Lester Brooks, PhD

Dr. Lester Brooks began his teaching career at Anne Arundel Community College in 1982 after completing degrees in history from Ohio State University, Howard University and finally his doctoral degree at Indiana University. Dr. Books was one of the first African American professors to integrate AACC and grew to be one of the most beloved and respected “elder statesmen” before his retirement in 2023. Dr. Brooks has worked as a consultant with the Maryland State Department of Education since 1994, an early American scholar with the Maryland Council for Civic and History Education, a We the People state and national judge since 1998. and a scholar at the Governors’ Academy in American Government for six years. Dr. Brooks is currently serving as scholar in residence at the Center for Civic Education. He continues to lecture teachers at the James Madison Legacy Project Institutes and the Civics Empowers All Students institutes.
Dr. Francene Engel

Dr. Francene Engel received her PhD in political science from the University of Southern California. She has taught courses in American constitutional law, civil rights and liberties, constitutional theory, women and the law, and American government at the University of Maryland, University of Michigan, Baylor University, and University of Southern California. She also was a Fulbright Scholar teaching in Poitiers, France. In addition to her many years of teaching and research, she has worked in civic and history assessments, including serving as the lead item developer for the 2006 National Assessment of Educational Progress Exam (NAEP) in Civics. Dr.
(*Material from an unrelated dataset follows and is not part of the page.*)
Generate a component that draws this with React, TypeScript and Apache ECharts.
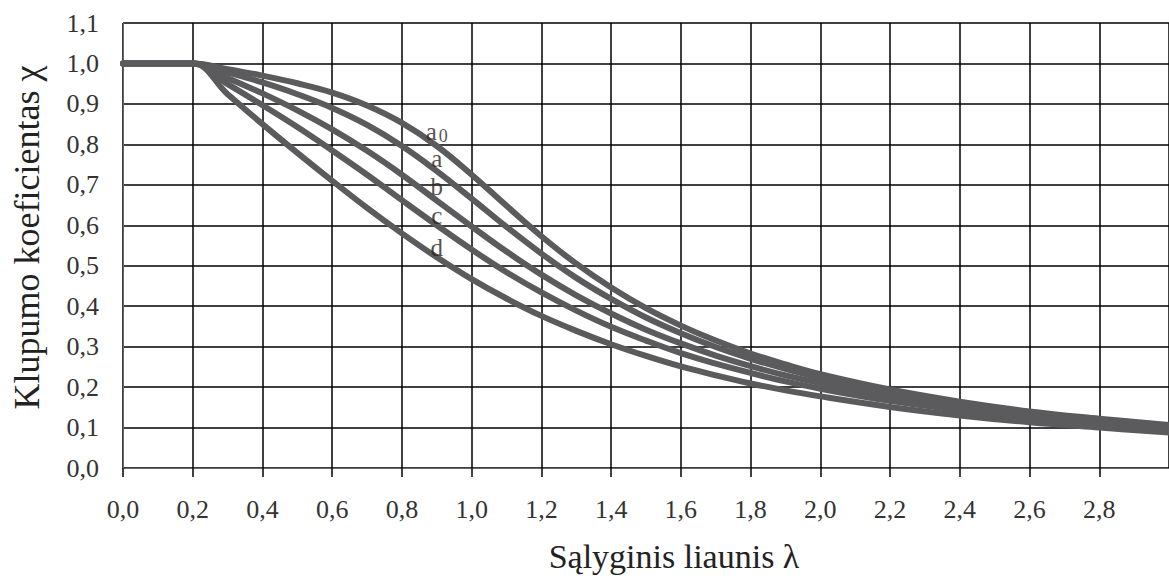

Engel also has served as a civics education consultant for the Maryland State Department of Education, Virginia Civics, James Madison’s Montpelier, George Washington’s Mount Vernon, Educational Testing Services, the American Institutes for Research, and the Center for Civic Education. She enjoys the challenge of making complex constitutional issues understandable to everyone.
Elizabeth Kelly Gray
Towson University

Kelly Gray is a professor of History at Towson University, in Towson, Maryland, with a focus on 19th-century America. She received her bachelor’s degree from Bryn Mawr College and her Ph.D. from the College of William and Mary. At Towson, her courses focus on early America, methods of historical research and writing, the history of drug addiction and drug policy in America, and the U.S. Constitution. She has worked since 2021 with the Maryland Council for Civic & History Education, participating in faculty workshops about the U.S. Constitution.
Her book Habit Forming: Drug Addiction in America, 1776–1914 was published in 2023 by Oxford University Press. She is currently working on a study of antebellum Baltimore.
Gilda Daniels, J.D.
University of Baltimore

Gilda Daniels is an expert on voting rights, has served as a deputy chief in the Department of Justice, Civil Rights Division, Voting Section, in both the Clinton and Bush administrations. She has more than a decade of voting rights experience, bringing cases that involved various provisions of the Voting Rights Act, the National Voter Registration Act and other voting rights statutes. Before beginning her voting rights career, Daniels was a staff attorney with the Southern Center for Human Rights, representing death row inmates and bringing prison condition cases. She was a Root Tilden Scholar at New York University School of Law and her most recent publication is Uncounted: The Crisis of Voter Suppression in America. Her areas of expertise and interest also include religion and democracy. Daniels has served as a scholar for MCCHE since 2024.